Francis noted how Jesus gave the pair time to go deep and look at the the bitterness that had enveloped them.
The result, he said, is a “refrain of human existence: ‘We had hoped. But we had hoped. But …’”
“How much sadness, how many defeats, how many failures exist in the life of every person,” the pope said. “Deep down, all of us are a bit like these two disciples. How many times in life we’ve hoped for something. How many times we’ve felt just a step away from happiness only to find ourselves deceived, cast down.
“But Jesus walks. Jesus walks with everyone who is discouraged … and he manages to give hope.”
Francis said that Jesus spoke with the disciples through Scripture, which does not contain stories of “easy heroism.”
“True hope never comes cheap,” he said.
Though this encounter with the disciples is brief, the pope continued, it reflects the mission of the Church, to “listen to each one’s story … to then offer the Word of life.”
The pope added:
“All of us in our lives have had difficult, dark moments, moments in which we walked in sadness, in deep thought, without a clear vision of the future, with nothing but a wall rising before us. And Jesus is always there with us to give us hope, to inflame our hearts and say, ‘Keep going.
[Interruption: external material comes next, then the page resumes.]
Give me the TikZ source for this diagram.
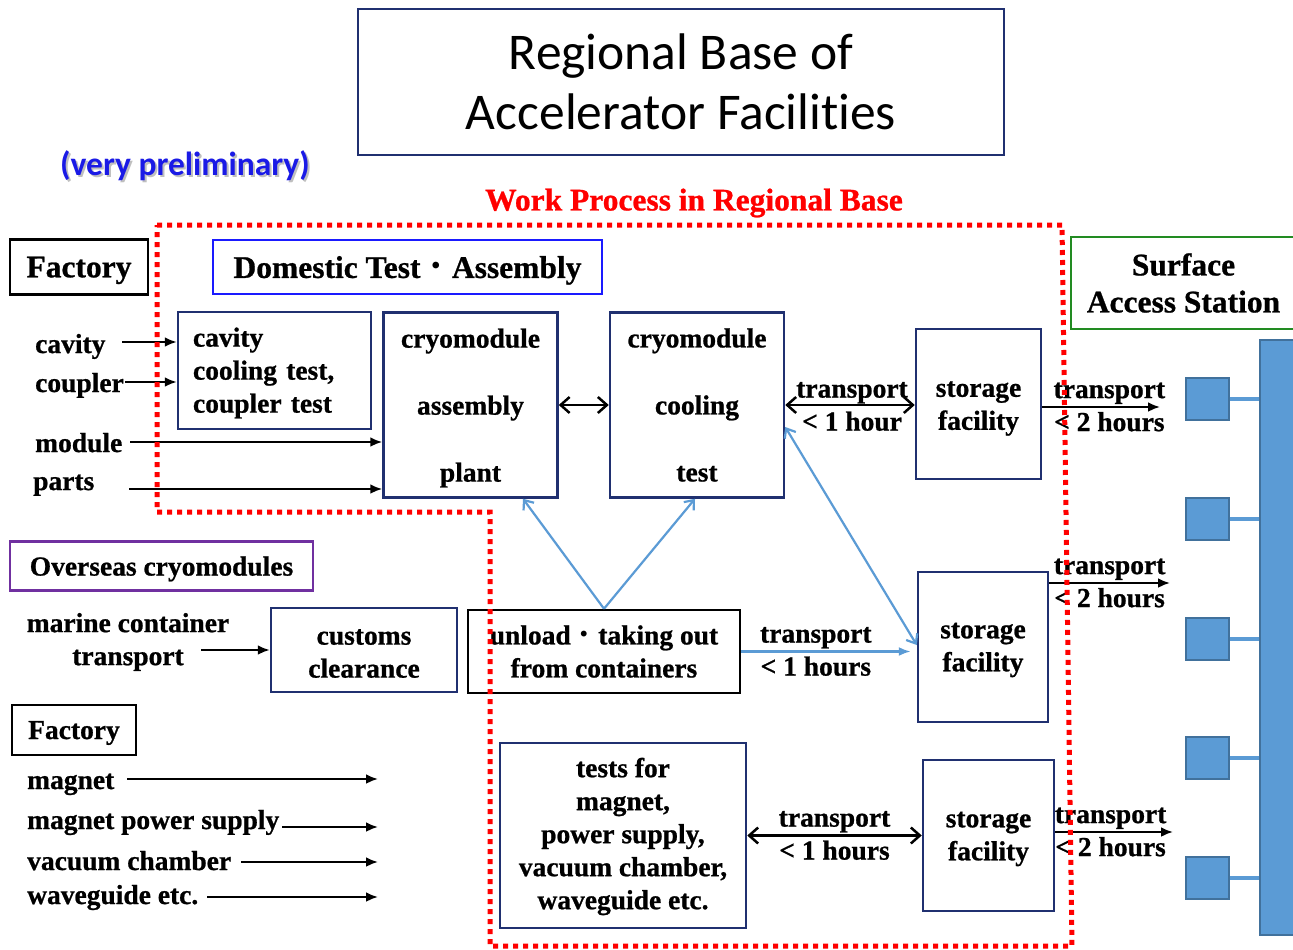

I’m with you. Keep going.’ “The secret of the road that leads to Emmaus is all of this: That also in the midst of apparent contradictions, we continue to be loved, and that God will never stop loving us. God will walk with us always, always, even in the most painful moments, in the ugliest moments, in the moments of failure: there the Lord is present. And this is our hope. Let us go forward with this hope, because he is beside us, walking with us. Always.”